There was a brisk discussion among some retail colleagues online yesterday about merchandise returns at our stores. One shopkeeper inquired about other businesses’ refund and exchange policies, and after a back and forth of standard policies copied from everyone’s receipt printer, the conversation evolved, as it often does, into a “craziest customer returns” contest of anecdotes. As a distraction from a dreary midwestern spring in which sales are weak, freezing rain is a daily occurrence, and a sense of humor essential, I’m going to do a quick roundup of the best of these for your entertainment. (Please note that only the customer quotes were uttered out loud. The italicized responses are strictly from my flippant imagination, and were not actually verbalized.)
“My mother bought this here…. but we already have one. She didn’t give us a receipt.” Perhaps, dear customer, that was because she bought it elsewhere. See, here’s the Kohl’s price sticker on the bottom, still attached. Oh, look, she got a great buy – it was on clearance! I wonder if she got Kohl’s cash, too?
“This book was a gift. My son doesn’t really like books – he’s too young.” Indeed. Your son is much too busy with crayons to look at the pictures… except maybe the pictures he drew on the pages? I’m so sorry, it’s such a flat market right now for original art in Crayola.
“She played with this for like… two minutes. And then it fell apart.” You’re right. Those tire tracks (from a tricycle? a scooter? a small hybrid vehicle?) would have taken about two minutes to apply to the back of the Etch-a-Sketch, unless you backed up and ran over it again.
“This book is too long. He needs to do a report that’s due tomorrow.” Gosh, what a shame – the teacher must have arbitrarily changed the assignment deadline, as I see that the book was purchased a month ago. The nerve of some educators! This is why kids are so stressed, right?
“We got this in a basket at the school auction, and the tag says your store donated these items. We’d like to exchange them for something else.” Huh? Excuse me, I just need to step in the stock room for a quick second.

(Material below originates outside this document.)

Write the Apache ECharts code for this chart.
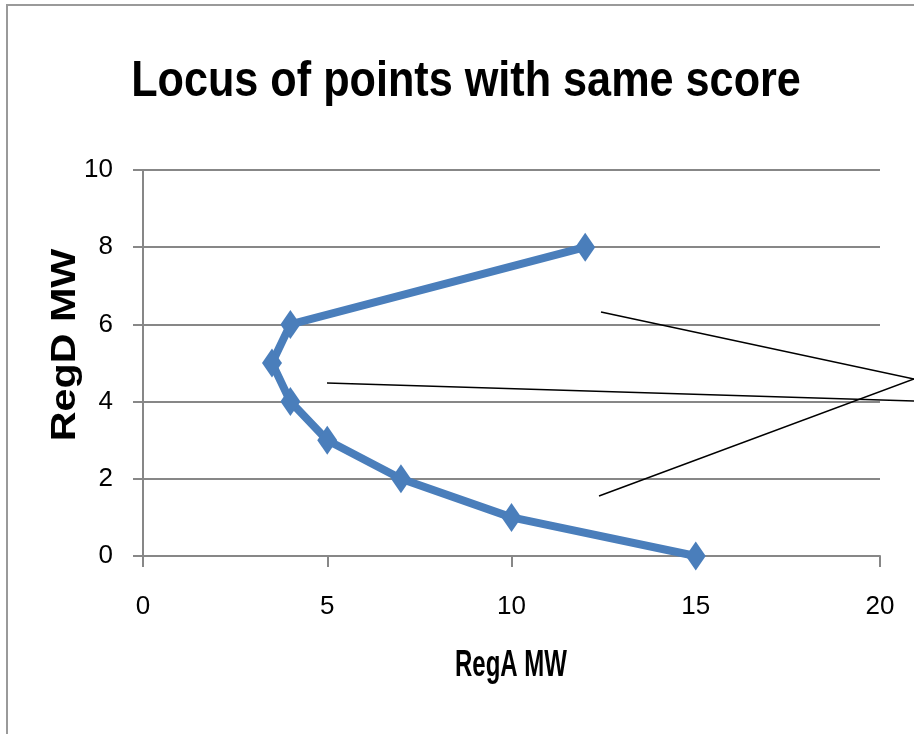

“I want to return this book. The ending was terrible.” So, you read it? In its entirety? And the pages turned, and the spine stayed intact, and all the print was legible? So it did its job, as a book? You just DIDN’T LIKE IT. Well, isn’t that a soul-crushing life experience? But you’d like me, as a business owner, who has already paid for the book, shelved it, written a shelftalker, described it to you, rung it up, bagged it, and sent it home with you to read (along with the free bookmark, the event schedule, and an invitation to our author event) to take it back and give you back your money. Well, bless your heart.
“We bought this at Christmas, but we had too many gifts for that kid, so it just stayed in the closet. Could you re-wrap it for his birthday? And do we get a partial refund, because it’s on sale now?” Small coughing fit. Retailer wonders if it’s too early in the day for wine.
“My husband bought these baby books a couple months ago. We were going to do a Pottery Barn sailboat theme for the nursery, you know, the primary colors, so they would have looked good on the shelf. But that’s kind of out now, and we’re going with a grey room with yellow accents. Maybe whales. What board books do you have that I can use? You can take these back. They weren’t chewed on or anything.” Let’s just take a look in our “grey” section, shall we?
“We got this book at school when the author visited. She signed it. My daughter has outgrown it, so I thought you might like to sell it to another kid, since it’s autographed and all. I’m happy with store credit.” Surprisingly, we don’t have a huge market for books inscribed to “Hailee.”
“This wooden alphabet puzzle has upper case and lower case letters. My daughter-in-law says that my grandson only reads capital letters right now, so we need to return this.” And your family realized this product flaw AFTER they removed the shrinkwrap?
“I bought the second volume in this series, but my son has not read the first one. He’s read the third.” “Of course, would you like to exchange it for the first? Or perhaps keep the second volume, and add the first?” “No, I want the fourth, but could you just copy the first few pages of the first book so he doesn’t miss the very beginning?”
“I asked your staff member for some recommendations, and she gave me this list. I bought them online, but then I decided to only keep this one. So since these were HER recommendations, I thought you might do the return. Shipping is such a hassle.” So is this conversation. Maybe you could drop off your laundry, too. We’ve got LOADS of free time.
“I’m bringing back this toy.”
“I’m so sorry, plush is not returnable at our store for health reasons.”
“I didn’t know that.”
“It’s printed on your receipt, here, and we typically remind every customer as we ring them up when they purchase a stuffed animal. I’m sure you understand – you wouldn’t want to buy a plush toy for your baby that had been in someone else’s home…. what if there were allergens like pets? Can I make it up to you with a gift card? Perhaps you could gift the stuffed toy, and buy something else.”
“But I’m a really good customer.” All our customers are really good. Here, let me scan your receipt. Yep, you supported us with…. one visit in the last three years.
Of course, our actual response to each of these customers is “how can we make this better for you?” and “thank you for shopping local.” We’d love to hear your return tales, too.